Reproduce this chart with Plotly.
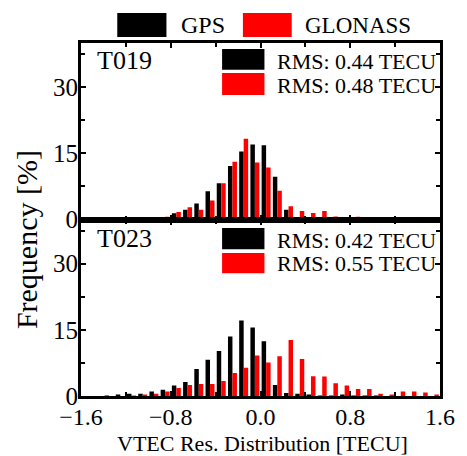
import plotly.graph_objects as go
from plotly.subplots import make_subplots

# ---------------- data ----------------
bins = [-1.55, -1.45, -1.35, -1.25, -1.15, -1.05, -0.95, -0.85, -0.75, -0.65,
        -0.55, -0.45, -0.35, -0.25, -0.15, -0.05, 0.05, 0.15, 0.25, 0.35,
        0.45, 0.55, 0.65, 0.75, 0.85, 0.95, 1.05, 1.15, 1.25, 1.35, 1.45, 1.55]

t019_gps = [0, 0, 0, 0.05, 0.1, 0.1, 0.2, 0.5, 1.4, 2.2,
            3.6, 6.4, 8.2, 12.1, 15.4, 17.0, 16.8, 9.7, 2.2, 0.3,
            0.1, 0.05, 0, 0, 0, 0, 0, 0, 0, 0, 0, 0]
t019_glonass = [0, 0, 0.05, 0.1, 0.2, 0.3, 0.3, 0.6, 1.7, 2.8,
                2.2, 4.3, 8.2, 13.1, 18.3, 12.9, 11.8, 6.5, 3.0, 1.9,
                1.5, 1.9, 0.7, 0.4, 0.6, 0.5, 0.3, 0.1, 0.05, 0, 0, 0]

t023_gps = [0, 0, 0.1, 0.2, 0.5, 0.5, 1.0, 1.4, 2.4, 3.2,
            6.1, 8.2, 10.2, 13.5, 17.1, 15.5, 12.4, 2.5, 0.7, 0.5,
            0.3, 0.1, 0.1, 0.2, 0.1, 0.05, 0.05, 0, 0, 0, 0, 0]
t023_glonass = [0, 0, 0, 0, 0.1, 0.2, 0.5, 1.0, 1.8, 2.5,
                2.7, 2.7, 3.4, 5.2, 6.4, 9.2, 7.6, 9.0, 12.7, 8.4,
                4.5, 4.4, 2.9, 2.4, 1.6, 1.6, 0.5, 0.3, 1.0, 1.0, 0.8, 0.3]

stations = ["T019", "T023"]
rms_gps = ["RMS: 0.44 TECU", "RMS: 0.42 TECU"]
rms_glonass = ["RMS: 0.48 TECU", "RMS: 0.55 TECU"]
series_names = ["GPS", "GLONASS"]
colors = ["#000000", "#FF0000"]

x_ticks = [-1.6, -0.8, 0.0, 0.8, 1.6]
x_ticklabels = ["\u22121.6", "\u22120.8", "0.0", "0.8", "1.6"]
y_ticks = [0, 15, 30]

FONT = "Liberation Serif"

# ---------------- figure ----------------
fig = make_subplots(rows=2, cols=1, shared_xaxes=False, vertical_spacing=0)

panels = [(t019_gps, t019_glonass), (t023_gps, t023_glonass)]
for r, (g, gl) in enumerate(panels, start=1):
    fig.add_trace(go.Bar(x=bins, y=g, name=series_names[0],
                         marker=dict(color=colors[0], line=dict(width=0)),
                         showlegend=False), row=r, col=1)
    fig.add_trace(go.Bar(x=bins, y=gl, name=series_names[1],
                         marker=dict(color=colors[1], line=dict(width=0)),
                         showlegend=False), row=r, col=1)

axis_common = dict(showline=True, linewidth=3, linecolor="black", mirror="allticks",
                   ticks="inside", tickwidth=2, tickcolor="black",
                   showgrid=False, zeroline=False)

for r in (1, 2):
    fig.update_xaxes(range=[-1.6, 1.6], tickvals=x_ticks, ticktext=x_ticklabels,
                     ticklen=5, showticklabels=(r == 2), ticklabelstandoff=-3,
                     tickfont=dict(family=FONT, size=24, color="black"),
                     minor=dict(dtick=0.4, tick0=-1.6, ticks="inside", ticklen=4,
                                tickwidth=2, tickcolor="black"),
                     row=r, col=1, **axis_common)
    fig.update_yaxes(range=[0, 40], tickvals=y_ticks, ticklen=5, ticklabelstandoff=-5,
                     tickfont=dict(family=FONT, size=25, color="black"),
                     minor=dict(dtick=7.5, tick0=0, ticks="inside", ticklen=4,
                                tickwidth=2, tickcolor="black"),
                     row=r, col=1, **axis_common)

shapes = []
annotations = []

# top legend (GPS / GLONASS)
shapes.append(dict(type="rect", xref="paper", yref="paper", x0=0.101, x1=0.238,
                   y0=1.017, y1=1.085, fillcolor=colors[0], line=dict(width=0)))
shapes.append(dict(type="rect", xref="paper", yref="paper", x0=0.451, x1=0.587,
                   y0=1.017, y1=1.085, fillcolor=colors[1], line=dict(width=0)))
annotations.append(dict(text=series_names[0], xref="paper", yref="paper", x=0.272, y=1.05,
                        xanchor="left", yanchor="middle", showarrow=False,
                        font=dict(family=FONT, size=24, color="black")))
annotations.append(dict(text=series_names[1], xref="paper", yref="paper", x=0.619, y=1.05,
                        xanchor="left", yanchor="middle", showarrow=False,
                        font=dict(family=FONT, size=23, color="black")))

# in-panel legends
panel_pos = [
    dict(b1=(0.924, 0.983), b2=(0.853, 0.915), t1=0.947, t2=0.881, st=0.950),
    dict(b1=(0.416, 0.476), b2=(0.348, 0.405), t1=0.440, t2=0.376, st=0.447),
]
for i, p in enumerate(panel_pos):
    shapes.append(dict(type="rect", xref="paper", yref="paper", x0=0.393, x1=0.511,
                       y0=p["b1"][0], y1=p["b1"][1], fillcolor=colors[0], line=dict(width=0)))
    shapes.append(dict(type="rect", xref="paper", yref="paper", x0=0.393, x1=0.511,
                       y0=p["b2"][0], y1=p["b2"][1], fillcolor=colors[1], line=dict(width=0)))
    annotations.append(dict(text=rms_gps[i], xref="paper", yref="paper", x=0.540, y=p["t1"],
                            xanchor="left", yanchor="middle", showarrow=False,
                            font=dict(family=FONT, size=22, color="black")))
    annotations.append(dict(text=rms_glonass[i], xref="paper", yref="paper", x=0.540, y=p["t2"],
                            xanchor="left", yanchor="middle", showarrow=False,
                            font=dict(family=FONT, size=22, color="black")))
    annotations.append(dict(text=stations[i], xref="paper", yref="paper", x=0.040, y=p["st"],
                            xanchor="left", yanchor="middle", showarrow=False,
                            font=dict(family=FONT, size=26, color="black")))

# axis titles
annotations.append(dict(text="Frequency [%]", xref="paper", yref="paper", x=-0.15, y=0.442,
                        xanchor="center", yanchor="middle", textangle=-90, showarrow=False,
                        font=dict(family=FONT, size=30, color="black")))
annotations.append(dict(text="VTEC Res. Distribution [TECU]", xref="paper", yref="paper",
                        x=0.505, y=-0.134, xanchor="center", yanchor="middle", showarrow=False,
                        font=dict(family=FONT, size=22, color="black")))

# page body adds an 8px offset, so the figure is drawn 8px smaller with shifted margins
fig.update_layout(
    width=459, height=448,
    margin=dict(l=73, r=20, t=35, b=60),
    barmode="group", bargap=0.2, bargroupgap=0,
    plot_bgcolor="white", paper_bgcolor="white",
    showlegend=False,
    shapes=shapes, annotations=annotations,
    font=dict(family=FONT, color="black"),
)

fig.write_html("out.html")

★ ★ ★ ★ ★ ★ ★

Transcribe each line above verbatim, with the pictures left out.

> [WORKED SOLUTION]
Reproduce this chart with Plotly.
import plotly.graph_objects as go
from plotly.subplots import make_subplots

# ---------------- data ----------------
bins = [-1.55, -1.45, -1.35, -1.25, -1.15, -1.05, -0.95, -0.85, -0.75, -0.65,
        -0.55, -0.45, -0.35, -0.25, -0.15, -0.05, 0.05, 0.15, 0.25, 0.35,
        0.45, 0.55, 0.65, 0.75, 0.85, 0.95, 1.05, 1.15, 1.25, 1.35, 1.45, 1.55]

t019_gps = [0, 0, 0, 0.05, 0.1, 0.1, 0.2, 0.5, 1.4, 2.2,
            3.6, 6.4, 8.2, 12.1, 15.4, 17.0, 16.8, 9.7, 2.2, 0.3,
            0.1, 0.05, 0, 0, 0, 0, 0, 0, 0, 0, 0, 0]
t019_glonass = [0, 0, 0.05, 0.1, 0.2, 0.3, 0.3, 0.6, 1.7, 2.8,
                2.2, 4.3, 8.2, 13.1, 18.3, 12.9, 11.8, 6.5, 3.0, 1.9,
                1.5, 1.9, 0.7, 0.4, 0.6, 0.5, 0.3, 0.1, 0.05, 0, 0, 0]

t023_gps = [0, 0, 0.1, 0.2, 0.5, 0.5, 1.0, 1.4, 2.4, 3.2,
            6.1, 8.2, 10.2, 13.5, 17.1, 15.5, 12.4, 2.5, 0.7, 0.5,
            0.3, 0.1, 0.1, 0.2, 0.1, 0.05, 0.05, 0, 0, 0, 0, 0]
t023_glonass = [0, 0, 0, 0, 0.1, 0.2, 0.5, 1.0, 1.8, 2.5,
                2.7, 2.7, 3.4, 5.2, 6.4, 9.2, 7.6, 9.0, 12.7, 8.4,
                4.5, 4.4, 2.9, 2.4, 1.6, 1.6, 0.5, 0.3, 1.0, 1.0, 0.8, 0.3]

stations = ["T019", "T023"]
rms_gps = ["RMS: 0.44 TECU", "RMS: 0.42 TECU"]
rms_glonass = ["RMS: 0.48 TECU", "RMS: 0.55 TECU"]
series_names = ["GPS", "GLONASS"]
colors = ["#000000", "#FF0000"]

x_ticks = [-1.6, -0.8, 0.0, 0.8, 1.6]
x_ticklabels = ["\u22121.6", "\u22120.8", "0.0", "0.8", "1.6"]
y_ticks = [0, 15, 30]

FONT = "Liberation Serif"

# ---------------- figure ----------------
fig = make_subplots(rows=2, cols=1, shared_xaxes=False, vertical_spacing=0)

panels = [(t019_gps, t019_glonass), (t023_gps, t023_glonass)]
for r, (g, gl) in enumerate(panels, start=1):
    fig.add_trace(go.Bar(x=bins, y=g, name=series_names[0],
                         marker=dict(color=colors[0], line=dict(width=0)),
                         showlegend=False), row=r, col=1)
    fig.add_trace(go.Bar(x=bins, y=gl, name=series_names[1],
                         marker=dict(color=colors[1], line=dict(width=0)),
                         showlegend=False), row=r, col=1)

axis_common = dict(showline=True, linewidth=3, linecolor="black", mirror="allticks",
                   ticks="inside", tickwidth=2, tickcolor="black",
                   showgrid=False, zeroline=False)

for r in (1, 2):
    fig.update_xaxes(range=[-1.6, 1.6], tickvals=x_ticks, ticktext=x_ticklabels,
                     ticklen=5, showticklabels=(r == 2), ticklabelstandoff=-3,
                     tickfont=dict(family=FONT, size=24, color="black"),
                     minor=dict(dtick=0.4, tick0=-1.6, ticks="inside", ticklen=4,
                                tickwidth=2, tickcolor="black"),
                     row=r, col=1, **axis_common)
    fig.update_yaxes(range=[0, 40], tickvals=y_ticks, ticklen=5, ticklabelstandoff=-5,
                     tickfont=dict(family=FONT, size=25, color="black"),
                     minor=dict(dtick=7.5, tick0=0, ticks="inside", ticklen=4,
                                tickwidth=2, tickcolor="black"),
                     row=r, col=1, **axis_common)

shapes = []
annotations = []

# top legend (GPS / GLONASS)
shapes.append(dict(type="rect", xref="paper", yref="paper", x0=0.101, x1=0.238,
                   y0=1.017, y1=1.085, fillcolor=colors[0], line=dict(width=0)))
shapes.append(dict(type="rect", xref="paper", yref="paper", x0=0.451, x1=0.587,
                   y0=1.017, y1=1.085, fillcolor=colors[1], line=dict(width=0)))
annotations.append(dict(text=series_names[0], xref="paper", yref="paper", x=0.272, y=1.05,
                        xanchor="left", yanchor="middle", showarrow=False,
                        font=dict(family=FONT, size=24, color="black")))
annotations.append(dict(text=series_names[1], xref="paper", yref="paper", x=0.619, y=1.05,
                        xanchor="left", yanchor="middle", showarrow=False,
                        font=dict(family=FONT, size=23, color="black")))

# in-panel legends
panel_pos = [
    dict(b1=(0.924, 0.983), b2=(0.853, 0.915), t1=0.947, t2=0.881, st=0.950),
    dict(b1=(0.416, 0.476), b2=(0.348, 0.405), t1=0.440, t2=0.376, st=0.447),
]
for i, p in enumerate(panel_pos):
    shapes.append(dict(type="rect", xref="paper", yref="paper", x0=0.393, x1=0.511,
                       y0=p["b1"][0], y1=p["b1"][1], fillcolor=colors[0], line=dict(width=0)))
    shapes.append(dict(type="rect", xref="paper", yref="paper", x0=0.393, x1=0.511,
                       y0=p["b2"][0], y1=p["b2"][1], fillcolor=colors[1], line=dict(width=0)))
    annotations.append(dict(text=rms_gps[i], xref="paper", yref="paper", x=0.540, y=p["t1"],
                            xanchor="left", yanchor="middle", showarrow=False,
                            font=dict(family=FONT, size=22, color="black")))
    annotations.append(dict(text=rms_glonass[i], xref="paper", yref="paper", x=0.540, y=p["t2"],
                            xanchor="left", yanchor="middle", showarrow=False,
                            font=dict(family=FONT, size=22, color="black")))
    annotations.append(dict(text=stations[i], xref="paper", yref="paper", x=0.040, y=p["st"],
                            xanchor="left", yanchor="middle", showarrow=False,
                            font=dict(family=FONT, size=26, color="black")))

# axis titles
annotations.append(dict(text="Frequency [%]", xref="paper", yref="paper", x=-0.15, y=0.442,
                        xanchor="center", yanchor="middle", textangle=-90, showarrow=False,
                        font=dict(family=FONT, size=30, color="black")))
annotations.append(dict(text="VTEC Res. Distribution [TECU]", xref="paper", yref="paper",
                        x=0.505, y=-0.134, xanchor="center", yanchor="middle", showarrow=False,
                        font=dict(family=FONT, size=22, color="black")))

# page body adds an 8px offset, so the figure is drawn 8px smaller with shifted margins
fig.update_layout(
    width=459, height=448,
    margin=dict(l=73, r=20, t=35, b=60),
    barmode="group", bargap=0.2, bargroupgap=0,
    plot_bgcolor="white", paper_bgcolor="white",
    showlegend=False,
    shapes=shapes, annotations=annotations,
    font=dict(family=FONT, color="black"),
)

fig.write_html("out.html")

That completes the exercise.